**Dataset records:**
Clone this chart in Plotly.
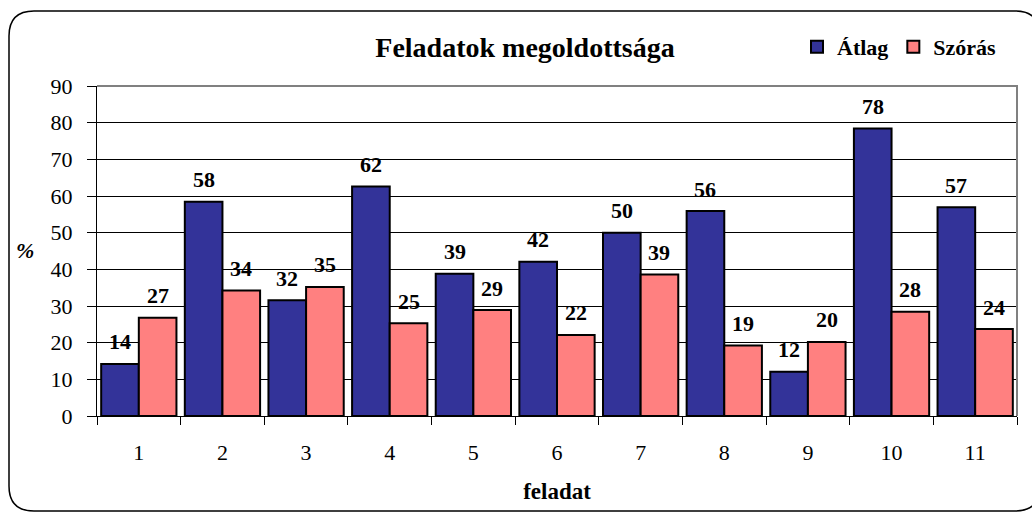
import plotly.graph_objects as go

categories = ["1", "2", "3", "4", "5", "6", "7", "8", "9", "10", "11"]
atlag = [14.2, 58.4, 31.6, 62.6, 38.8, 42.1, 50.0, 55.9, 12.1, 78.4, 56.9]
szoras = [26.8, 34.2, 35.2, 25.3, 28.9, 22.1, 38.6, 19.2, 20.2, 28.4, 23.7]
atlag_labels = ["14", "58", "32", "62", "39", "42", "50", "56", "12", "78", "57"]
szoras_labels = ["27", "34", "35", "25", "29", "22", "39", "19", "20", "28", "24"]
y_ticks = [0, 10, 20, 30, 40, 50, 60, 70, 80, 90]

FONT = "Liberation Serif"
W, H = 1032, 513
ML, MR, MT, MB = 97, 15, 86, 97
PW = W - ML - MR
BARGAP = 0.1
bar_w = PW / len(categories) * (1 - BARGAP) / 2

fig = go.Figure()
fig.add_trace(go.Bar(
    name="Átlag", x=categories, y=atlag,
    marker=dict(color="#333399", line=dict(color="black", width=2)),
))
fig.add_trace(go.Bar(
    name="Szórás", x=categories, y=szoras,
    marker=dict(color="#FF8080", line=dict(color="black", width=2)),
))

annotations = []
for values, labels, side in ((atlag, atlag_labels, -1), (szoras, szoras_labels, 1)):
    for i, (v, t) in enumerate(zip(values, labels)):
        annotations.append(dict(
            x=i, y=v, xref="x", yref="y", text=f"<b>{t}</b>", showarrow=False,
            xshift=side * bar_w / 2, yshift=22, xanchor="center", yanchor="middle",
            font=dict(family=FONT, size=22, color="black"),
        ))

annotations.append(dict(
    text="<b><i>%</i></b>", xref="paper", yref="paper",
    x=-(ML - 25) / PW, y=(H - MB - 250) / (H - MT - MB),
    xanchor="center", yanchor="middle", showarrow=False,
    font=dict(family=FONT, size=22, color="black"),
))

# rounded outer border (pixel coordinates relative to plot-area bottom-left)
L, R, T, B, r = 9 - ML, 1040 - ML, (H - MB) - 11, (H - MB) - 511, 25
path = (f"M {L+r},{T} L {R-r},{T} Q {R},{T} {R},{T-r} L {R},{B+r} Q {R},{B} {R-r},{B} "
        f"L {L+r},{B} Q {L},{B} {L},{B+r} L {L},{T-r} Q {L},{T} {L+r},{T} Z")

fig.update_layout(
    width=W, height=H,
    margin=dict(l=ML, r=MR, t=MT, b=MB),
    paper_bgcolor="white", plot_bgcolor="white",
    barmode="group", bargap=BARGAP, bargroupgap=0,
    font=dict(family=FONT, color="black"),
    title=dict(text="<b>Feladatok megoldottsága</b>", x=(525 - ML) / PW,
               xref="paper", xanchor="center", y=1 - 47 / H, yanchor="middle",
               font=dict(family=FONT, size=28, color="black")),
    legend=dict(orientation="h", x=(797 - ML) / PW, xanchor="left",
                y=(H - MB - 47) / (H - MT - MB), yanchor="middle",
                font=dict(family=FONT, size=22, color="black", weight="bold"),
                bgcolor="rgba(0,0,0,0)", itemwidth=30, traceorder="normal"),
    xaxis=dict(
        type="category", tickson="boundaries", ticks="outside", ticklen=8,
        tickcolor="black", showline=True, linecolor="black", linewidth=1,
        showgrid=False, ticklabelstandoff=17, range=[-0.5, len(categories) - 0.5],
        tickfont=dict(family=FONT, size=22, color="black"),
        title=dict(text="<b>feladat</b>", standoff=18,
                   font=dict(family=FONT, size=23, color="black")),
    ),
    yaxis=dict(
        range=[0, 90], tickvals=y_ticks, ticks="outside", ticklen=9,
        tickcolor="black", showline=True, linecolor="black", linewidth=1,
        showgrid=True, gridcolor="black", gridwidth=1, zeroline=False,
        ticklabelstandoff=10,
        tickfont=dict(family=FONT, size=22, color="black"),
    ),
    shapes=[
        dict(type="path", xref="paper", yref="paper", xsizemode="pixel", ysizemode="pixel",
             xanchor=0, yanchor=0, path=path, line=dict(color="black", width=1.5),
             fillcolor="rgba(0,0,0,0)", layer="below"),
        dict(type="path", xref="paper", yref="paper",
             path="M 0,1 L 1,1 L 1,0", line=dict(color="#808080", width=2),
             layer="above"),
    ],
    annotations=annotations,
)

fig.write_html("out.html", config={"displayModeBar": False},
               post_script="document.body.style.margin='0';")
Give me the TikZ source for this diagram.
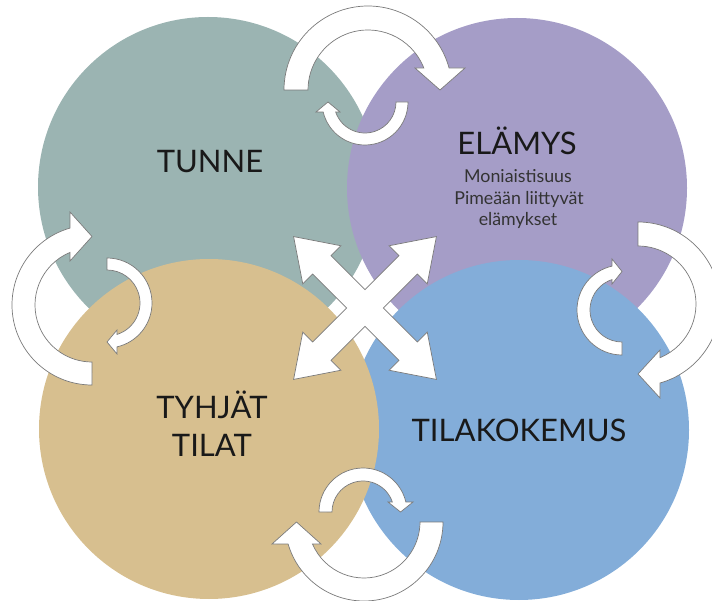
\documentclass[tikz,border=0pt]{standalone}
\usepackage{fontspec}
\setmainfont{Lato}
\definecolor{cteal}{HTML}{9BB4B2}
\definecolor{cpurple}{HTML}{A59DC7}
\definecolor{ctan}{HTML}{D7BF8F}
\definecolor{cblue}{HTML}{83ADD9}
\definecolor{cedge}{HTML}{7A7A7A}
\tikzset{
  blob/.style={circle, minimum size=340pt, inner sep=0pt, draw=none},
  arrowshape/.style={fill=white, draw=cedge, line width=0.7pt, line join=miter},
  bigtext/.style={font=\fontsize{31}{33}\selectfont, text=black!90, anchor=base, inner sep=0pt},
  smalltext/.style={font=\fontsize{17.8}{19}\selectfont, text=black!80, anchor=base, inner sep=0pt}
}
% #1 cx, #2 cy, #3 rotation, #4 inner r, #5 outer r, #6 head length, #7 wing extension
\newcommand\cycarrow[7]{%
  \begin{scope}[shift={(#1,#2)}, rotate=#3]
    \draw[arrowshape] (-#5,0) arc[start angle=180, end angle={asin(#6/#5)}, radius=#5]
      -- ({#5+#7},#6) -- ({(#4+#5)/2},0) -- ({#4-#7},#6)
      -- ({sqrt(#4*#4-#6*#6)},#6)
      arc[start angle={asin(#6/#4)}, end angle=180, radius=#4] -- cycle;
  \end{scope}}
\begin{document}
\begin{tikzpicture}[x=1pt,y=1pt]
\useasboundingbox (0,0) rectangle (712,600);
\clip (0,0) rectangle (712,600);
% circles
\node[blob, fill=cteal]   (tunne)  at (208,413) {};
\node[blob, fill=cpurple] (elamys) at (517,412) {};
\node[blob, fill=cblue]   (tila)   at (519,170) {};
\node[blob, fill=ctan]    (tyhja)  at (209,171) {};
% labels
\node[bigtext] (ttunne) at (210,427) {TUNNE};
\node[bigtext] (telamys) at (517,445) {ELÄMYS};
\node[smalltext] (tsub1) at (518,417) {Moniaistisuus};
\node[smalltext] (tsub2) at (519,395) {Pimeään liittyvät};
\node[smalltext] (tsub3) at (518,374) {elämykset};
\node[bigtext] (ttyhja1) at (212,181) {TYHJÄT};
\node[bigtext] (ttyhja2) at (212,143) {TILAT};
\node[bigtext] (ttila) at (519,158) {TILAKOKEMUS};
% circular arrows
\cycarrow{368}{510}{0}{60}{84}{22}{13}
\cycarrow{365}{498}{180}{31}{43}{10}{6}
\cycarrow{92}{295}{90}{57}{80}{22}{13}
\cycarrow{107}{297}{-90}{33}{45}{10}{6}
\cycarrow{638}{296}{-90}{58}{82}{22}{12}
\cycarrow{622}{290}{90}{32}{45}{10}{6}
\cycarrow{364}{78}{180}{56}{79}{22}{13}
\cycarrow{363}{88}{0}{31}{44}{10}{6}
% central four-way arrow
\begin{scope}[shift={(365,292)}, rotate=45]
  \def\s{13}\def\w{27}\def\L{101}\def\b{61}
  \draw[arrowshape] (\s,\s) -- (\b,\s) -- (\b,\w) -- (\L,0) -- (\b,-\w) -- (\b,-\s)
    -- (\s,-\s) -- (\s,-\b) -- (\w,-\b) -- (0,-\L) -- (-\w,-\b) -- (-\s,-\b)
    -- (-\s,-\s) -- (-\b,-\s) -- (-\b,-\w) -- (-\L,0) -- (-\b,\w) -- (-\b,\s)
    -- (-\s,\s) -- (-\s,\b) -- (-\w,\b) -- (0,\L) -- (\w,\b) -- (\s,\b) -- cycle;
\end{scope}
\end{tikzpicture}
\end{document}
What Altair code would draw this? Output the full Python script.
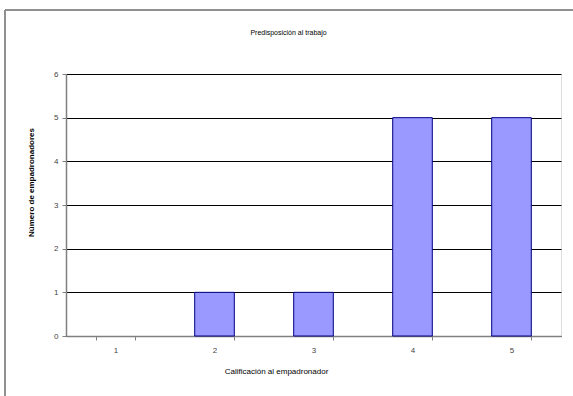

**Stated exercise:**
Restate, line by line and word for word, everything from the top of the material through the line that contains "import plotly.graph_objects as go". Leave pictures out.

**Exercise response:**
Clone this chart in Plotly.
import plotly.graph_objects as go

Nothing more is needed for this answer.